Czy to Paszczak, Filifionka, a może raczej Mała Mi, wyszeptała tę historię Tove Jansson do ucha? Nie wiemy. Za to wiemy, kiedy wszystko się zaczęło. Świat spowiło wtedy szaleństwo wojny. Był rok 1939. Właśnie szalała zima... „Była zima 1939 roku, czas wojny. Praca stała w miejscu; miało się uczucie, że każda próba stworzenia obrazu rzeczywistości jest całkowicie niepotrzebna. Może więc nic dziwnego, że nagle ogarnęła mnie chęć napisania czegoś, co zaczynałoby się od „Był sobie kiedyś”. Dalszy ciąg musiał oczywiście być bajką...”

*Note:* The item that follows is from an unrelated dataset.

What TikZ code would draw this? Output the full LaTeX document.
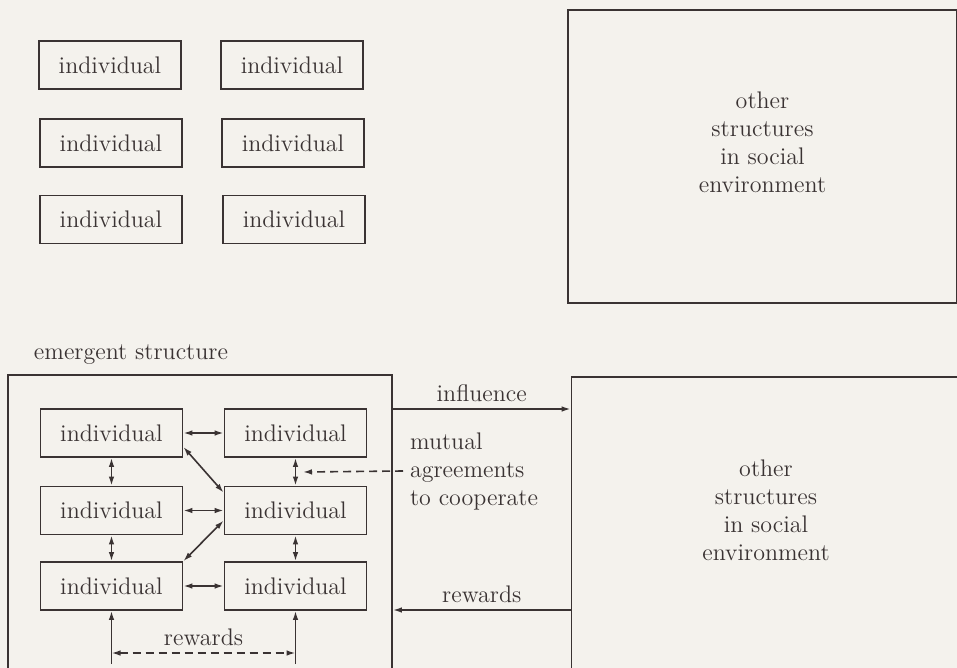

I stał się nią. Jedno opowiadanie, które w 1945 roku przyjęło formę noweli: „Małe trolle i duża powódź”, stało się w końcu zestawem dziewięciu opowieści i zbiorów opowiadań. W rzeczywistości wspaniałą bajką, pełną mądrości, filozoficznych rozważań, a przede wszystkim uczuć i postaci, którym niczego nie brakuje. Z którymi każdy może się utożsamić. Lecz co ważniejsze, nie ludźmi. Bo to oni są zdolni do zła. Gorsi nawet od Buki, która tak nas przeraża. „Widzisz (...) tyle jest tego, co nie znajduje sobie miejsca ani latem, ani jesienią, ani na wiosnę. To wszystko co jest nieśmiałe i zagubione. Niektóre rodzaje nocnych zwierząt i tacy, którzy nigdzie nie pasują i w których nikt nie wierzy... Trzymają się na uboczu cały rok. A potem, kiedy jest spokojnie i biało i kiedy noce stają się długie, a wszyscy posnęli snem zimowym – wtedy wychodzą.” Może warto nie przespać zimy? W końcu nie wiadomo, czy duch spod szafki, właśnie w zimie nie postanowi z nami porozmawiać? Może czekając na wiosnę, zdążymy jeszcze
pomyszkować po sennej aurze naszego świata?